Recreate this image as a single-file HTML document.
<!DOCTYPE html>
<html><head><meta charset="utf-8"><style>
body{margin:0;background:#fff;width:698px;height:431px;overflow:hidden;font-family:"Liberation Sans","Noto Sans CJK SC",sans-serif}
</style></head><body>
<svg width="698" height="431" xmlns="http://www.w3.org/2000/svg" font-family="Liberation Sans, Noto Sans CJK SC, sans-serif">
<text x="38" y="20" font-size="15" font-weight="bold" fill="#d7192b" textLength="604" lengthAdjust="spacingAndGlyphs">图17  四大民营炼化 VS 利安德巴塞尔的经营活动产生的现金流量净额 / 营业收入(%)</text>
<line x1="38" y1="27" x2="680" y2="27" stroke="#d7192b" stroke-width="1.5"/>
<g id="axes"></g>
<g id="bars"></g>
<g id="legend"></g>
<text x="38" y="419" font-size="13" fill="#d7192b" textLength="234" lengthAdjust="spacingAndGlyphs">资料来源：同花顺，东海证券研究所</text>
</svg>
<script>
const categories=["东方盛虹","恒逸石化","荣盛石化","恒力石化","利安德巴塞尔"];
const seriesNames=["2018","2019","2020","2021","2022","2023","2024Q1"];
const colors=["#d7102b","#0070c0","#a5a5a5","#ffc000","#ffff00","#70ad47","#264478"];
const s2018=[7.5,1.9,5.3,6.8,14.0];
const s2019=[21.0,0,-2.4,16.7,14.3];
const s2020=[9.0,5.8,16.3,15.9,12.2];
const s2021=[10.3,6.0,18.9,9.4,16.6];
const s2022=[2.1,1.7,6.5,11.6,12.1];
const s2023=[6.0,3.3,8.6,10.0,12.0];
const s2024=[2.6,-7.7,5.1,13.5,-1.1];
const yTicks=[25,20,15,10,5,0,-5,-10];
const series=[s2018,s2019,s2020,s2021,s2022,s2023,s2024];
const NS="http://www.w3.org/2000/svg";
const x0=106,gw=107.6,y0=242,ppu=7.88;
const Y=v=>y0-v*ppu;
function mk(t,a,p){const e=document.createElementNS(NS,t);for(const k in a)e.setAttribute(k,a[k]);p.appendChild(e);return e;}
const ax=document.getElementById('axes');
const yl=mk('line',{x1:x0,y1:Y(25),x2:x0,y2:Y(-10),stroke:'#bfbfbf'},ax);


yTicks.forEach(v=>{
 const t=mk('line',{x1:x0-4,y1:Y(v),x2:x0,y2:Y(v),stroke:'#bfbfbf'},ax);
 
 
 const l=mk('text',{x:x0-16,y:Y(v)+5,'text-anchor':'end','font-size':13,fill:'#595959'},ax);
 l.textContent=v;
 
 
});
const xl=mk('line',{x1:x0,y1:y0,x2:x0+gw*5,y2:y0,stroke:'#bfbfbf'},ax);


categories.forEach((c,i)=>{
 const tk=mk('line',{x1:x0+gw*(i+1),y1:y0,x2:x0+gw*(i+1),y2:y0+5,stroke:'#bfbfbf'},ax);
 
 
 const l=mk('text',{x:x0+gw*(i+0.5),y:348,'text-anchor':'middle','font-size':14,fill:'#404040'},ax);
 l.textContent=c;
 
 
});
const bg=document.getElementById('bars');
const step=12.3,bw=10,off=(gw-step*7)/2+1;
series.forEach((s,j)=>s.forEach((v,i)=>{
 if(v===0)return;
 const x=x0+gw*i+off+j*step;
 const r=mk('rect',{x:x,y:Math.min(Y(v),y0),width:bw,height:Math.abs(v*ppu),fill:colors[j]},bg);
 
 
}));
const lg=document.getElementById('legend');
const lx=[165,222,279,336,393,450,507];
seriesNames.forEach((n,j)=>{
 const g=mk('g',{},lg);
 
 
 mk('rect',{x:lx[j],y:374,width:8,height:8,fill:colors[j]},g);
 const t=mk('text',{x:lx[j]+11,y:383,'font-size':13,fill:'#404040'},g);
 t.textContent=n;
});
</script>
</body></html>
---------------
Your goal –
Using the data above, output each line exactly.

Correct response –
Recreate this image as a single-file HTML document.
<!DOCTYPE html>
<html><head><meta charset="utf-8"><style>
body{margin:0;background:#fff;width:698px;height:431px;overflow:hidden;font-family:"Liberation Sans","Noto Sans CJK SC",sans-serif}
</style></head><body>
<svg width="698" height="431" xmlns="http://www.w3.org/2000/svg" font-family="Liberation Sans, Noto Sans CJK SC, sans-serif">
<text x="38" y="20" font-size="15" font-weight="bold" fill="#d7192b" textLength="604" lengthAdjust="spacingAndGlyphs">图17  四大民营炼化 VS 利安德巴塞尔的经营活动产生的现金流量净额 / 营业收入(%)</text>
<line x1="38" y1="27" x2="680" y2="27" stroke="#d7192b" stroke-width="1.5"/>
<g id="axes"></g>
<g id="bars"></g>
<g id="legend"></g>
<text x="38" y="419" font-size="13" fill="#d7192b" textLength="234" lengthAdjust="spacingAndGlyphs">资料来源：同花顺，东海证券研究所</text>
</svg>
<script>
const categories=["东方盛虹","恒逸石化","荣盛石化","恒力石化","利安德巴塞尔"];
const seriesNames=["2018","2019","2020","2021","2022","2023","2024Q1"];
const colors=["#d7102b","#0070c0","#a5a5a5","#ffc000","#ffff00","#70ad47","#264478"];
const s2018=[7.5,1.9,5.3,6.8,14.0];
const s2019=[21.0,0,-2.4,16.7,14.3];
const s2020=[9.0,5.8,16.3,15.9,12.2];
const s2021=[10.3,6.0,18.9,9.4,16.6];
const s2022=[2.1,1.7,6.5,11.6,12.1];
const s2023=[6.0,3.3,8.6,10.0,12.0];
const s2024=[2.6,-7.7,5.1,13.5,-1.1];
const yTicks=[25,20,15,10,5,0,-5,-10];
const series=[s2018,s2019,s2020,s2021,s2022,s2023,s2024];
const NS="http://www.w3.org/2000/svg";
const x0=106,gw=107.6,y0=242,ppu=7.88;
const Y=v=>y0-v*ppu;
function mk(t,a,p){const e=document.createElementNS(NS,t);for(const k in a)e.setAttribute(k,a[k]);p.appendChild(e);return e;}
const ax=document.getElementById('axes');
const yl=mk('line',{x1:x0,y1:Y(25),x2:x0,y2:Y(-10),stroke:'#bfbfbf'},ax);


yTicks.forEach(v=>{
 const t=mk('line',{x1:x0-4,y1:Y(v),x2:x0,y2:Y(v),stroke:'#bfbfbf'},ax);
 
 
 const l=mk('text',{x:x0-16,y:Y(v)+5,'text-anchor':'end','font-size':13,fill:'#595959'},ax);
 l.textContent=v;
 
 
});
const xl=mk('line',{x1:x0,y1:y0,x2:x0+gw*5,y2:y0,stroke:'#bfbfbf'},ax);


categories.forEach((c,i)=>{
 const tk=mk('line',{x1:x0+gw*(i+1),y1:y0,x2:x0+gw*(i+1),y2:y0+5,stroke:'#bfbfbf'},ax);
 
 
 const l=mk('text',{x:x0+gw*(i+0.5),y:348,'text-anchor':'middle','font-size':14,fill:'#404040'},ax);
 l.textContent=c;
 
 
});
const bg=document.getElementById('bars');
const step=12.3,bw=10,off=(gw-step*7)/2+1;
series.forEach((s,j)=>s.forEach((v,i)=>{
 if(v===0)return;
 const x=x0+gw*i+off+j*step;
 const r=mk('rect',{x:x,y:Math.min(Y(v),y0),width:bw,height:Math.abs(v*ppu),fill:colors[j]},bg);
 
 
}));
const lg=document.getElementById('legend');
const lx=[165,222,279,336,393,450,507];
seriesNames.forEach((n,j)=>{
 const g=mk('g',{},lg);
 
 
 mk('rect',{x:lx[j],y:374,width:8,height:8,fill:colors[j]},g);
 const t=mk('text',{x:lx[j]+11,y:383,'font-size':13,fill:'#404040'},g);
 t.textContent=n;
});
</script>
</body></html>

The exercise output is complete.